Of Alexander von Zemlinsky’s eight operas, Der Zwerg (1919–1921) is one of the two most popular. The other is Eine Florentinische Tragödie (1916). Both one-act operas were composed to libretti based on works by Oscar Wilde. The plot of both is the tragedy of the love of a physically ugly man for a beautiful but cruel woman. Since the 80s, when von Zemlinsky, forgotten in the middle of the 20th century, slowly began to return to concert and opera playbills, these two operas have often been put together as a diptych. At the Mariinsky Theatre this was separated by almost two decades: Eine Florentinische Tragödie was performed at the Stars of the White Nights in 1999, and Der Zwerg is being performed in St Petersburg for the first time. Leon Botstein, an American conductor, authoritative music historian and editor of the oldest history of music magazine The Musical Quarterly suggested including it in the festival programme. At previous festivals he has conducted performances of Taneyev’s Oresteia and Bernstein’s Candide.

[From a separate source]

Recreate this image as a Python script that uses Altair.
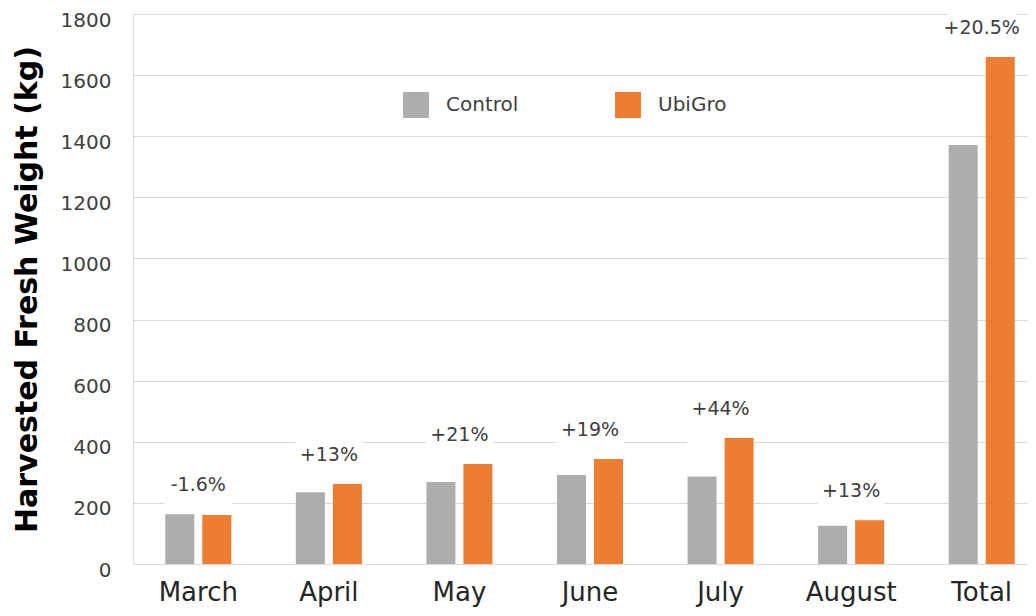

It is common to stress the autobiographical nature of Der Zwerg: the opera based on Wilde’s story The Birthday of the Infanta brilliantly reflects the history of the relationship between von Zemlinsky and Alma Schindler-Mahler. The stepdaughter of the founder of the Secessionists Carl Moll and the greatest beauty of Vienna’s Jugendstil era, Alma took lessons from von Zemlinsky, then a successful young conductor and composer, and wrote romances. In her late memoirs she noted that von Zemlinsky was the greatest passion of her life, instantly not forgetting to underline the fact that he was rather ugly.
Richard Strauss had brought the fashion for opera based on Wilde to Vienna, and von Zemlinsky’s Infanta in many ways resembles Strauss’ Salome: her behaviour combines a cruel child who has gone too far in her game and a capriciously sensitive woman. The young writer Georg Claren, an enthusiastic reader of Freud and Weininger, in adapting the narrative for von Zemlinsky introduced important changes: the Infanta, who with Wilde is twelve years old, has grown up, and the Dwarf, her wordless toy, has acquired a voice and become transformed into a writer of songs.
The operatic Infanta is frivolous and treacherous: she encourages the Dwarf’s love and says that she also loves him. She arranges things in such a way that he sees himself in a mirror. Just like with Wilde, on discovering his ugliness the Dwarf dies of a broken heart. Of the smart and mannered prose of Wilde’s tale, in the opera there only remain some scant vaguely Spanish interludes, while in the remainder von Zemlinsky, a follower of Wagner and Strauss, rejects colour in favour of musical drama.
The audience of Der Zwerg von Zemlinsky appears as a great master of orchestral writing: rich, varied and sensitive to the psychological nuances of drama. The orchestra is the principal narrator of the opera, though von Zemlinsky is generous with the singers, in particular to the protagonist, whose “songs” are remarkable for a melodiousness that is rare for expressionist opera.
The Dwarf is killed by his reflection in the mirror, but before that it bewitches him, it enchants his own voice, the delighted lyricism of his hymns for his beloved Infanta swallow him – and us, the audience, after him.